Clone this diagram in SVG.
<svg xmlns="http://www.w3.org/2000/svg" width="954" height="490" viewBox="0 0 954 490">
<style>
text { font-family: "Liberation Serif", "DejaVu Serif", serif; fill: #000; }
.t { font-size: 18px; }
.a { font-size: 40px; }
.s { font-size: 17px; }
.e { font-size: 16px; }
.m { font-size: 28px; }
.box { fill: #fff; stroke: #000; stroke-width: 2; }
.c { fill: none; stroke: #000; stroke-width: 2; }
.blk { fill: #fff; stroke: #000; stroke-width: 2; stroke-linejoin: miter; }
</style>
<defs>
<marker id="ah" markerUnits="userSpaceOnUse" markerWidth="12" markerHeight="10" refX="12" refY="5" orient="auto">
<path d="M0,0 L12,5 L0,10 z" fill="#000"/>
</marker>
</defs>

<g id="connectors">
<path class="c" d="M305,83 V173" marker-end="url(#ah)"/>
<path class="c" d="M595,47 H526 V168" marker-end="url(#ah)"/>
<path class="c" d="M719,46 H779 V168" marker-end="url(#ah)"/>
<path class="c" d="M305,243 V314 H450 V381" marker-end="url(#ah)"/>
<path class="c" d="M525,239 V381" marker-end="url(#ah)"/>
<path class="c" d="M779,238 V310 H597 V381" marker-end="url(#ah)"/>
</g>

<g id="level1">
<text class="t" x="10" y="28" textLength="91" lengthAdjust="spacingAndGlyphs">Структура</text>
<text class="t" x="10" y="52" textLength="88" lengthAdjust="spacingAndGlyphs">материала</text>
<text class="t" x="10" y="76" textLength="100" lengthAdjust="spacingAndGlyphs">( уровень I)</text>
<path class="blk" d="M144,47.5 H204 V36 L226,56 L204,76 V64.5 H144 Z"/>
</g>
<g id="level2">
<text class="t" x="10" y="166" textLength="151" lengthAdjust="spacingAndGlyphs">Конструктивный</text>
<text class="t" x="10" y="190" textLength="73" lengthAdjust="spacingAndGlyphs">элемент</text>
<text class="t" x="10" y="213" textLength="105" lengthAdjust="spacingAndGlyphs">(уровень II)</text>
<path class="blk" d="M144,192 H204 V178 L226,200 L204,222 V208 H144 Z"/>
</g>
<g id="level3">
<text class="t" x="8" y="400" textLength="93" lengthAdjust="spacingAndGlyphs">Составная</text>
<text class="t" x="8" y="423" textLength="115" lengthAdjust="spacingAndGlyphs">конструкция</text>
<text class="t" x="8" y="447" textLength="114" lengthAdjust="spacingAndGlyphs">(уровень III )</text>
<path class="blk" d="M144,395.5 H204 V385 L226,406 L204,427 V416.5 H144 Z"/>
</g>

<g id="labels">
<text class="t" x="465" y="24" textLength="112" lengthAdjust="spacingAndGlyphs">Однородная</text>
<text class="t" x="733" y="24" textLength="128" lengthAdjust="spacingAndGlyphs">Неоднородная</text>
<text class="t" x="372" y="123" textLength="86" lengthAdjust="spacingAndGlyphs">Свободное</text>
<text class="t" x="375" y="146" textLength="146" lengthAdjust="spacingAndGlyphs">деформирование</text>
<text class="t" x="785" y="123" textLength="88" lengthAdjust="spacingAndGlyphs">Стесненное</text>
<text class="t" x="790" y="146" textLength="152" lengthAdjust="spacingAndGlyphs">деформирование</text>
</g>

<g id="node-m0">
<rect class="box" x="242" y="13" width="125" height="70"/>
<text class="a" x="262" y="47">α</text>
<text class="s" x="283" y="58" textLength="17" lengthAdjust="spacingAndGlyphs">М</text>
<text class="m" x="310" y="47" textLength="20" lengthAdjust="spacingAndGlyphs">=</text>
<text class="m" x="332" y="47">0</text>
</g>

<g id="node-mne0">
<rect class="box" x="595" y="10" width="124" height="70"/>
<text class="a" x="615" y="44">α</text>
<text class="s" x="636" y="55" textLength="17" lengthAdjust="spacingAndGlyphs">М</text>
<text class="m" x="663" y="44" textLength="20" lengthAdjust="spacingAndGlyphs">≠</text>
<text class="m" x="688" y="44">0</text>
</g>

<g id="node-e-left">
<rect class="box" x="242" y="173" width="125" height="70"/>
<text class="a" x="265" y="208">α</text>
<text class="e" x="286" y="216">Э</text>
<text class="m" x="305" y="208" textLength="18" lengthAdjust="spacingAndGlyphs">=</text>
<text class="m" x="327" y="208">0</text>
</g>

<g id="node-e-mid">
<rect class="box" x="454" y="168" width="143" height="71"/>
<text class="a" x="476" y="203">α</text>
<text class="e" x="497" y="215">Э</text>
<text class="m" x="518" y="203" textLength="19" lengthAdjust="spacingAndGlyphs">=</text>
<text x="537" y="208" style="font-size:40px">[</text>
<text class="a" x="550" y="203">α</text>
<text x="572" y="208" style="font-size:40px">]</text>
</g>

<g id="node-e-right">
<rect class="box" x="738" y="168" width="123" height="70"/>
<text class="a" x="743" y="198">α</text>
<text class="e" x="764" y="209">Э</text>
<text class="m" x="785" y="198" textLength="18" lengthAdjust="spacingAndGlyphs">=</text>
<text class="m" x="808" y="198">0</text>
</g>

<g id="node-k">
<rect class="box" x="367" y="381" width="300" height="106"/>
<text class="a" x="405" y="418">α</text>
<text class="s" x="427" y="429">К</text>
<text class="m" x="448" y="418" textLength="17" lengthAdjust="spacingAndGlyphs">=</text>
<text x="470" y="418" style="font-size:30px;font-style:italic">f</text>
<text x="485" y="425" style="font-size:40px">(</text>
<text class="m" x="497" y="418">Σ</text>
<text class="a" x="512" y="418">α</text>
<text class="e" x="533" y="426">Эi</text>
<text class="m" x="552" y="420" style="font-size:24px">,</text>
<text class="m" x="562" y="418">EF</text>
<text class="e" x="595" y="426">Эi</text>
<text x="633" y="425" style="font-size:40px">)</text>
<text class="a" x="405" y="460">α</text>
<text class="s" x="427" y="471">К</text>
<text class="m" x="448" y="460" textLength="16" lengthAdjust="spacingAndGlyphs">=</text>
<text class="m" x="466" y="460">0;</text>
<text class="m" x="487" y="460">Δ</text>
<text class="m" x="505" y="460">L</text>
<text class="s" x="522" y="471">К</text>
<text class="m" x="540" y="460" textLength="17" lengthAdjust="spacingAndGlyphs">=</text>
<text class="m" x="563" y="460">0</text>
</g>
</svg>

* [DESCRIPTION OF THE TASK] Restate the whole listing exactly.

* [FINISHED ANSWER]
Clone this diagram in SVG.
<svg xmlns="http://www.w3.org/2000/svg" width="954" height="490" viewBox="0 0 954 490">
<style>
text { font-family: "Liberation Serif", "DejaVu Serif", serif; fill: #000; }
.t { font-size: 18px; }
.a { font-size: 40px; }
.s { font-size: 17px; }
.e { font-size: 16px; }
.m { font-size: 28px; }
.box { fill: #fff; stroke: #000; stroke-width: 2; }
.c { fill: none; stroke: #000; stroke-width: 2; }
.blk { fill: #fff; stroke: #000; stroke-width: 2; stroke-linejoin: miter; }
</style>
<defs>
<marker id="ah" markerUnits="userSpaceOnUse" markerWidth="12" markerHeight="10" refX="12" refY="5" orient="auto">
<path d="M0,0 L12,5 L0,10 z" fill="#000"/>
</marker>
</defs>

<g id="connectors">
<path class="c" d="M305,83 V173" marker-end="url(#ah)"/>
<path class="c" d="M595,47 H526 V168" marker-end="url(#ah)"/>
<path class="c" d="M719,46 H779 V168" marker-end="url(#ah)"/>
<path class="c" d="M305,243 V314 H450 V381" marker-end="url(#ah)"/>
<path class="c" d="M525,239 V381" marker-end="url(#ah)"/>
<path class="c" d="M779,238 V310 H597 V381" marker-end="url(#ah)"/>
</g>

<g id="level1">
<text class="t" x="10" y="28" textLength="91" lengthAdjust="spacingAndGlyphs">Структура</text>
<text class="t" x="10" y="52" textLength="88" lengthAdjust="spacingAndGlyphs">материала</text>
<text class="t" x="10" y="76" textLength="100" lengthAdjust="spacingAndGlyphs">( уровень I)</text>
<path class="blk" d="M144,47.5 H204 V36 L226,56 L204,76 V64.5 H144 Z"/>
</g>
<g id="level2">
<text class="t" x="10" y="166" textLength="151" lengthAdjust="spacingAndGlyphs">Конструктивный</text>
<text class="t" x="10" y="190" textLength="73" lengthAdjust="spacingAndGlyphs">элемент</text>
<text class="t" x="10" y="213" textLength="105" lengthAdjust="spacingAndGlyphs">(уровень II)</text>
<path class="blk" d="M144,192 H204 V178 L226,200 L204,222 V208 H144 Z"/>
</g>
<g id="level3">
<text class="t" x="8" y="400" textLength="93" lengthAdjust="spacingAndGlyphs">Составная</text>
<text class="t" x="8" y="423" textLength="115" lengthAdjust="spacingAndGlyphs">конструкция</text>
<text class="t" x="8" y="447" textLength="114" lengthAdjust="spacingAndGlyphs">(уровень III )</text>
<path class="blk" d="M144,395.5 H204 V385 L226,406 L204,427 V416.5 H144 Z"/>
</g>

<g id="labels">
<text class="t" x="465" y="24" textLength="112" lengthAdjust="spacingAndGlyphs">Однородная</text>
<text class="t" x="733" y="24" textLength="128" lengthAdjust="spacingAndGlyphs">Неоднородная</text>
<text class="t" x="372" y="123" textLength="86" lengthAdjust="spacingAndGlyphs">Свободное</text>
<text class="t" x="375" y="146" textLength="146" lengthAdjust="spacingAndGlyphs">деформирование</text>
<text class="t" x="785" y="123" textLength="88" lengthAdjust="spacingAndGlyphs">Стесненное</text>
<text class="t" x="790" y="146" textLength="152" lengthAdjust="spacingAndGlyphs">деформирование</text>
</g>

<g id="node-m0">
<rect class="box" x="242" y="13" width="125" height="70"/>
<text class="a" x="262" y="47">α</text>
<text class="s" x="283" y="58" textLength="17" lengthAdjust="spacingAndGlyphs">М</text>
<text class="m" x="310" y="47" textLength="20" lengthAdjust="spacingAndGlyphs">=</text>
<text class="m" x="332" y="47">0</text>
</g>

<g id="node-mne0">
<rect class="box" x="595" y="10" width="124" height="70"/>
<text class="a" x="615" y="44">α</text>
<text class="s" x="636" y="55" textLength="17" lengthAdjust="spacingAndGlyphs">М</text>
<text class="m" x="663" y="44" textLength="20" lengthAdjust="spacingAndGlyphs">≠</text>
<text class="m" x="688" y="44">0</text>
</g>

<g id="node-e-left">
<rect class="box" x="242" y="173" width="125" height="70"/>
<text class="a" x="265" y="208">α</text>
<text class="e" x="286" y="216">Э</text>
<text class="m" x="305" y="208" textLength="18" lengthAdjust="spacingAndGlyphs">=</text>
<text class="m" x="327" y="208">0</text>
</g>

<g id="node-e-mid">
<rect class="box" x="454" y="168" width="143" height="71"/>
<text class="a" x="476" y="203">α</text>
<text class="e" x="497" y="215">Э</text>
<text class="m" x="518" y="203" textLength="19" lengthAdjust="spacingAndGlyphs">=</text>
<text x="537" y="208" style="font-size:40px">[</text>
<text class="a" x="550" y="203">α</text>
<text x="572" y="208" style="font-size:40px">]</text>
</g>

<g id="node-e-right">
<rect class="box" x="738" y="168" width="123" height="70"/>
<text class="a" x="743" y="198">α</text>
<text class="e" x="764" y="209">Э</text>
<text class="m" x="785" y="198" textLength="18" lengthAdjust="spacingAndGlyphs">=</text>
<text class="m" x="808" y="198">0</text>
</g>

<g id="node-k">
<rect class="box" x="367" y="381" width="300" height="106"/>
<text class="a" x="405" y="418">α</text>
<text class="s" x="427" y="429">К</text>
<text class="m" x="448" y="418" textLength="17" lengthAdjust="spacingAndGlyphs">=</text>
<text x="470" y="418" style="font-size:30px;font-style:italic">f</text>
<text x="485" y="425" style="font-size:40px">(</text>
<text class="m" x="497" y="418">Σ</text>
<text class="a" x="512" y="418">α</text>
<text class="e" x="533" y="426">Эi</text>
<text class="m" x="552" y="420" style="font-size:24px">,</text>
<text class="m" x="562" y="418">EF</text>
<text class="e" x="595" y="426">Эi</text>
<text x="633" y="425" style="font-size:40px">)</text>
<text class="a" x="405" y="460">α</text>
<text class="s" x="427" y="471">К</text>
<text class="m" x="448" y="460" textLength="16" lengthAdjust="spacingAndGlyphs">=</text>
<text class="m" x="466" y="460">0;</text>
<text class="m" x="487" y="460">Δ</text>
<text class="m" x="505" y="460">L</text>
<text class="s" x="522" y="471">К</text>
<text class="m" x="540" y="460" textLength="17" lengthAdjust="spacingAndGlyphs">=</text>
<text class="m" x="563" y="460">0</text>
</g>
</svg>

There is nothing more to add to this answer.